In this study, we are interested in deriving time-smoothed governing and constitutive equations for gas-solids flow in moderately dense systems where particle-particle collision is the main energy dissipation mechanism. Results obtained from dynamic simulations of a gas-solids flow in a 1D channel are used to show that it is possible to obtain expressions for the time-averaged constitutive relations based on Taylor series expansion. We demonstrate, by comparing with time-averaged transient results, that the 1st term (or laminar) in the series expressions of most non-linear constitutive relations can yield inaccurate quantitative and qualitative results. This means that steady-state models derived by simply removing the partial time derivative from the governing equations are not suitable for gas-solids flows. This study shows that it was necessary to include many terms of the Taylor series expression of non-linear constitutive relations (such as the granular energy dissipation term) due to large-scale oscillations that were computed for all flow variables at all locations in the 1D domain.
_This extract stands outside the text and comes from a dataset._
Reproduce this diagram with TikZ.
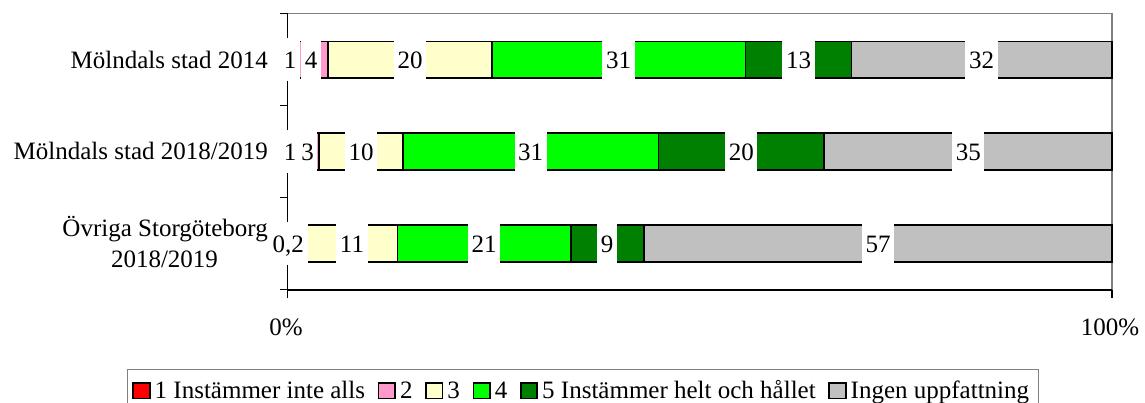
\documentclass[tikz,border=0pt]{standalone}
\usepackage{fontspec}
\setmainfont{Liberation Serif}
\newcommand\chartfont{\fontsize{25}{28.75}\selectfont}
\definecolor{cred}{HTML}{FF0000}
\definecolor{cpink}{HTML}{FF99CC}
\definecolor{cyel}{HTML}{FFFFCC}
\definecolor{cgreen}{HTML}{00FF00}
\definecolor{cdkgreen}{HTML}{008000}
\definecolor{cgray}{HTML}{C0C0C0}
\definecolor{frame}{HTML}{808080}
\begin{document}
\begin{tikzpicture}[x=1pt,y=-1pt,
  seg/.style={draw=black, line width=1.6pt},
  axisline/.style={draw=black, line width=1.1pt},
  frameline/.style={draw=frame, line width=1.2pt},
  lab/.style={fill=white, inner xsep=3.6pt, inner ysep=0pt, minimum height=43pt,
              text height=17pt, text depth=0pt, font=\chartfont},
  txt/.style={inner sep=0pt, font=\chartfont},
  legsq/.style={draw=black, line width=1.6pt, minimum width=16.5pt, minimum height=15.5pt, inner sep=0pt}]
\useasboundingbox (0,0) rectangle (1145,403);

% plot frame and axes
\draw[frameline] (287.5,13.7) -- (1112,13.7) -- (1112,290);
\draw[axisline] (287.5,13.7) -- (287.5,290) -- (1112,290);
\foreach \yy in {13.7,105.7,197.7,289.7}
  \draw[axisline] (280,\yy) -- (287.5,\yy);
\draw[axisline] (287.5,290) -- (287.5,297.5);
\draw[axisline] (1112,290) -- (1112,297.5);

% row 1: Mölndals stad 2014
\path[seg,fill=cred]     (287.5,41.7) rectangle (294.3,78.3);
\path[seg,fill=cpink]    (294.3,41.7) rectangle (327.7,78.3);
\path[seg,fill=cyel]     (327.7,41.7) rectangle (492,78.3);
\path[seg,fill=cgreen]   (492,41.7) rectangle (745.5,78.3);
\path[seg,fill=cdkgreen] (745.5,41.7) rectangle (851.5,78.3);
\path[seg,fill=cgray]    (851.5,41.7) rectangle (1112,78.3);

% row 2: Mölndals stad 2018/2019
\path[seg,fill=cred]     (287.5,133.3) rectangle (295.7,170);
\path[seg,fill=cpink]    (295.7,133.3) rectangle (319,170);
\path[seg,fill=cyel]     (319,133.3) rectangle (402.7,170);
\path[seg,fill=cgreen]   (402.7,133.3) rectangle (658.5,170);
\path[seg,fill=cdkgreen] (658.5,133.3) rectangle (824,170);
\path[seg,fill=cgray]    (824,133.3) rectangle (1112,170);

% row 3: Övriga Storgöteborg 2018/2019
\path[seg,fill=cred]     (287.5,225) rectangle (289.1,262.3);
\path[seg,fill=cpink]    (289.1,225) rectangle (305.6,262.3);
\path[seg,fill=cyel]     (305.6,225) rectangle (397.3,262.3);
\path[seg,fill=cgreen]   (397.3,225) rectangle (570.7,262.3);
\path[seg,fill=cdkgreen] (570.7,225) rectangle (644,262.3);
\path[seg,fill=cgray]    (644,225) rectangle (1112,262.3);

% data labels
\node[lab] (a1) at (290,60) {1};
\node[lab] (a2) at (311.2,60) {4};
\node[lab] (a3) at (410,60) {20};
\node[lab] (a4) at (618.5,60) {31};
\node[lab] (a5) at (798.5,60) {13};
\node[lab] (a6) at (981.5,60) {32};

\node[lab] (b1) at (290,151.7) {1};
\node[lab] (b2) at (307.5,151.7) {3};
\node[lab] (b3) at (361,151.7) {10};
\node[lab] (b4) at (530.7,151.7) {31};
\node[lab] (b5) at (741.3,151.7) {20};
\node[lab] (b6) at (968.3,151.7) {35};

\node[lab] (c1) at (288.3,243.6) {0,2};
\node[lab] (c2) at (352,243.6) {11};
\node[lab] (c3) at (484.2,243.6) {21};
\node[lab] (c4) at (607,243.6) {9};
\node[lab] (c5) at (878,243.6) {57};

% category labels
\node[txt, anchor=base east] (cat1) at (268,68.3) {Mölndals stad 2014};
\node[txt, anchor=base east] (cat2) at (268,160) {Mölndals stad 2018/2019};
\node[txt, anchor=base east] (cat3a) at (268,237) {Övriga Storgöteborg};
\node[txt, anchor=base] (cat3b) at (164.5,267) {2018/2019};

% value axis labels
\node[txt, anchor=base] (x0) at (286,335) {0\%};
\node[txt, anchor=base] (x100) at (1110,335) {100\%};

% legend
\draw[frameline] (127.7,404) -- (127.7,369.3) -- (1038.3,369.3) -- (1038.3,404);
\node[legsq, fill=cred]     (s1) at (141.5,390.7) {};
\node[legsq, fill=cpink]    (s2) at (386.8,390.7) {};
\node[legsq, fill=cyel]     (s3) at (434.2,390.7) {};
\node[legsq, fill=cgreen]   (s4) at (481.6,390.7) {};
\node[legsq, fill=cdkgreen] (s5) at (529,390.7) {};
\node[legsq, fill=cgray]    (s6) at (837.5,390.7) {};
\node[txt, anchor=base west] (t1) at (154.5,398.5) {1 Instämmer inte alls};
\node[txt, anchor=base west] (t2) at (399.8,398.5) {2};
\node[txt, anchor=base west] (t3) at (447.2,398.5) {3};
\node[txt, anchor=base west] (t4) at (494.6,398.5) {4};
\node[txt, anchor=base west] (t5) at (542,398.5) {5 Instämmer helt och hållet};
\node[txt, anchor=base west] (t6) at (850.5,398.5) {Ingen uppfattning};
\end{tikzpicture}
\end{document}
In some cases, the Taylor series expansion diverged and the Euler transformation was used to improve the convergence of these series. In this moderately dense flow system, turbulence in the gas-phase was found to be just a reaction to turbulence in the solids phase that resulted from the large-scale motion of solids clusters. This resulted in a negative turbulent gas viscosity computed due to the fact that gas (in the horizontal direction) flows only to occupy regions vacated by clusters of solids. The steady-state results obtained using the time-smoothed gas-solids flow model compared well with the time-averaged results obtained using the transient model for all flow variables.